By observing the assemblages of practice and labour that drive web archiving (in this case at the Internet Archive), this research underscores some of the explicit and implicit values placed on practice by practitioners. A focus on labour acknowledges the

constraints of automation towards a wider recognition of the ‘maintenance work’

required to sustain the complex sociotechnical relationships (Arnold 2016) between the creation, access and use of web archives. Web archival maintenance work (as an aspect of labour) can then be conceptualised as a place where the values of archivists are again ordered and re-articulated (e.g. through tool development and bug fixing, quality assurance work or the continuous selection and capture of particular ‘high priority’ domains).
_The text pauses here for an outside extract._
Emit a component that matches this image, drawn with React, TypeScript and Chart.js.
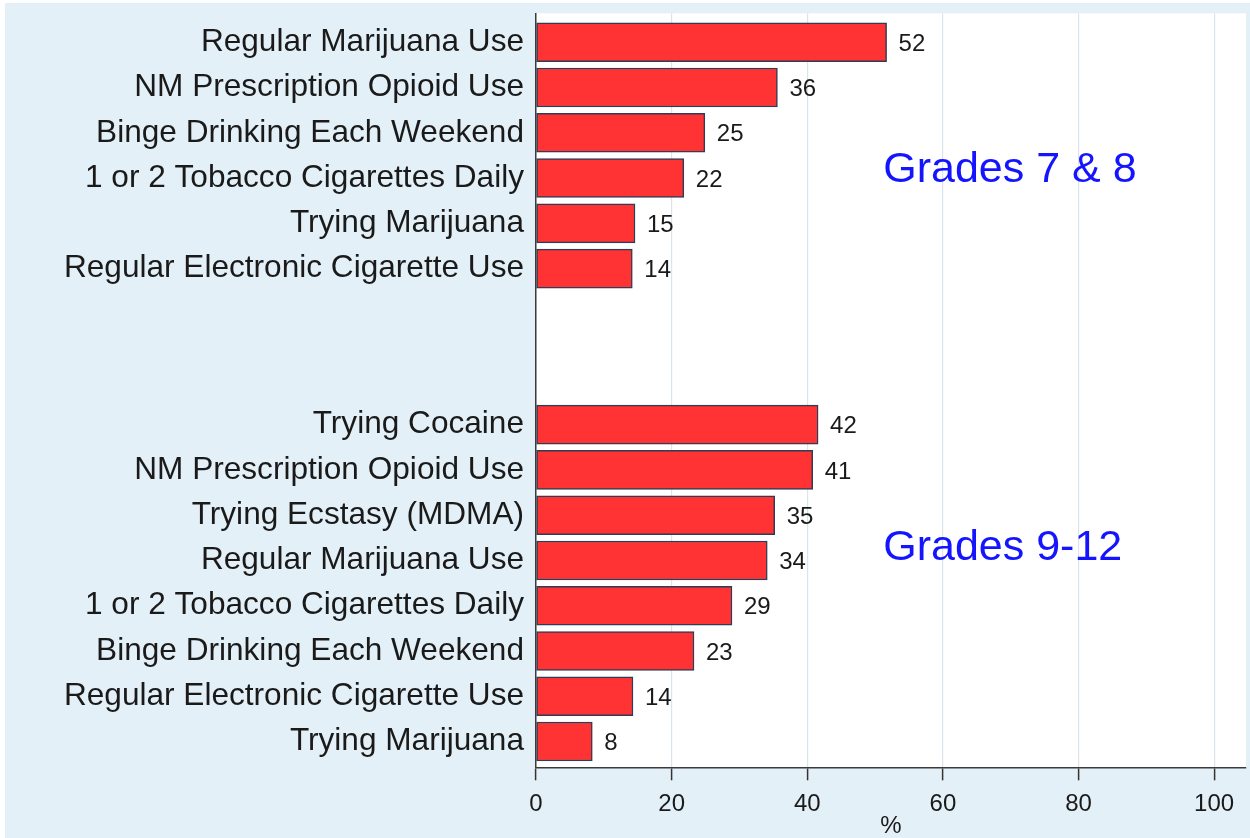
import React, { useEffect, useRef } from "react";
import { Chart, registerables } from "chart.js";

Chart.register(...registerables);

const groupTitles = ["Grades 7 & 8", "Grades 9-12"];

const middleSchoolLabels = [
  "Regular Marijuana Use",
  "NM Prescription Opioid Use",
  "Binge Drinking Each Weekend",
  "1 or 2 Tobacco Cigarettes Daily",
  "Trying Marijuana",
  "Regular Electronic Cigarette Use",
];
const middleSchoolValues = [51.7, 35.6, 24.9, 21.8, 14.6, 14.2];

const highSchoolLabels = [
  "Trying Cocaine",
  "NM Prescription Opioid Use",
  "Trying Ecstasy (MDMA)",
  "Regular Marijuana Use",
  "1 or 2 Tobacco Cigarettes Daily",
  "Binge Drinking Each Weekend",
  "Regular Electronic Cigarette Use",
  "Trying Marijuana",
];
const highSchoolValues = [41.6, 40.8, 35.2, 34.1, 28.9, 23.3, 14.3, 8.3];

const xTickValues = [0, 20, 40, 60, 80, 100];
const xAxisTitle = "%";

// layout constants (not data)
const GROUP_GAP = 2.45;
const FONT = "'Liberation Sans', Arial, Helvetica, sans-serif";

export default function App() {
  const ref = useRef<HTMLCanvasElement | null>(null);

  useEffect(() => {
    if (!ref.current) return;
    const n1 = middleSchoolValues.length;
    const positions = [
      ...middleSchoolValues.map((_, i) => i),
      ...highSchoolValues.map((_, i) => i + n1 + GROUP_GAP),
    ];
    const allLabels = [...middleSchoolLabels, ...highSchoolLabels];
    const allValues = [...middleSchoolValues, ...highSchoolValues];
    const data = allValues.map((v, i) => ({ x: v, y: positions[i] }));
    const titlePositions = [
      { x: 51.2, y: 2.82 },
      { x: 51.2, y: 11.17 },
    ];

    const labelPlugin = {
      id: "valueLabels",
      afterDatasetsDraw(chart: any) {
        const ctx = chart.ctx;
        const meta = chart.getDatasetMeta(0);
        ctx.save();
        ctx.font = `24px ${FONT}`;
        ctx.fillStyle = "#1a1a1a";
        ctx.textAlign = "left";
        ctx.textBaseline = "middle";
        meta.data.forEach((bar: any, i: number) => {
          ctx.fillText(String(Math.round(allValues[i])), bar.x + 12, bar.y + 2);
        });
        const xs = chart.scales.x;
        const ys = chart.scales.y;
        ctx.font = `43px ${FONT}`;
        ctx.fillStyle = "#1414ff";
        groupTitles.forEach((t, i) => {
          ctx.fillText(
            t,
            xs.getPixelForValue(titlePositions[i].x),
            ys.getPixelForValue(titlePositions[i].y)
          );
        });
        ctx.restore();
      },
    };

    const chart = new Chart(ref.current, {
      type: "bar",
      data: {
        datasets: [
          {
            data,
            backgroundColor: "#ff3333",
            borderColor: "#2e3d55",
            borderWidth: 1.5,
            borderSkipped: false,
            barThickness: 39,
          },
        ],
      },
      options: {
        indexAxis: "y",
        animation: false,
        responsive: false,
        layout: { padding: { top: 10.3, right: 4, left: 0, bottom: 0 } },
        plugins: {
          legend: { display: false },
          tooltip: { enabled: false },
        },
        scales: {
          x: {
            type: "linear",
            min: 0,
            max: 104.7,
            offset: false,
            afterBuildTicks(scale: any) {
              scale.ticks = xTickValues.map((v) => ({ value: v }));
            },
            afterFit(scale: any) {
              scale.height = 70.7;
              scale.paddingLeft = 0;
              scale.paddingRight = 0;
            },
            grid: {
              offset: false,
              color: "#d9e5eb",
              lineWidth: 1.2,
              tickColor: "#333333",
              tickLength: 13,
              tickWidth: 1.5,
            },
            border: { display: true, color: "#3a3a3a", width: 1.5 },
            ticks: {
              padding: 10,
              color: "#1a1a1a",
              font: { size: 24, family: FONT },
            },
            title: {
              display: true,
              text: xAxisTitle,
              color: "#1a1a1a",
              font: { size: 24, family: FONT, lineHeight: 1 },
              padding: { top: 0, bottom: 0 },
            },
          },
          y: {
            type: "linear",
            reverse: true,
            offset: false,
            min: -0.64,
            max: 16.02,
            afterBuildTicks(scale: any) {
              scale.ticks = positions.map((v) => ({ value: v }));
            },
            afterFit(scale: any) {
              scale.width = 531;
              scale.paddingTop = 0;
              scale.paddingBottom = 0;
            },
            grid: { display: false, drawTicks: false, offset: false },
            border: { display: true, color: "#3a3a3a", width: 1.5 },
            ticks: {
              autoSkip: false,
              padding: 12,
              color: "#1a1a1a",
              font: { size: 31.6, family: FONT, lineHeight: 1 },
              callback: (_v: any, i: number) => allLabels[i],
            },
          },
        },
      },
      plugins: [
        labelPlugin,
        {
          id: "plotBg",
          beforeDraw(chart: any) {
            const { ctx, chartArea } = chart;
            ctx.save();
            ctx.fillStyle = "#ffffff";
            ctx.fillRect(
              chartArea.left,
              chartArea.top,
              chartArea.right - chartArea.left,
              chartArea.bottom - chartArea.top
            );
            ctx.restore();
          },
        },
      ],
    } as any);
    return () => chart.destroy();
  }, []);

  return (
    <div
      style={{
        position: "fixed",
        left: 0,
        top: 0,
        width: 1250,
        height: 838,
        background: "#ffffff",
      }}
    >
      <div
        style={{
          position: "absolute",
          left: 5,
          top: 3,
          width: 1245,
          height: 835,
          background: "#e4f0f7",
        }}
      >
        <canvas
          ref={ref}
          width={1245}
          height={835}
          style={{ width: 1245, height: 835, display: "block" }}
        />
      </div>
    </div>
  );
}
Here, by foregrounding the structure and agency of web archivists – as individuals, organisations, collectives, algorithms and code – a discussion of labour enables an exploration of the power relations that underpin widespread assumptions about what is collected, who is responsible for collecting and maintaining the ‘collective memory’ of the Web(s), for whom and for what purpose. This opens the door for further work examining the digital geographies and emergent inequalities of web archival labour, as an inherently time and place-based set of activities that enable and constrain participation, tool development and uptake, selection of domains and more. Going forward, this research indicates the importance of understanding web archiving both for the wider field of Internet researchers and social scientists interested in the politics of web-based information.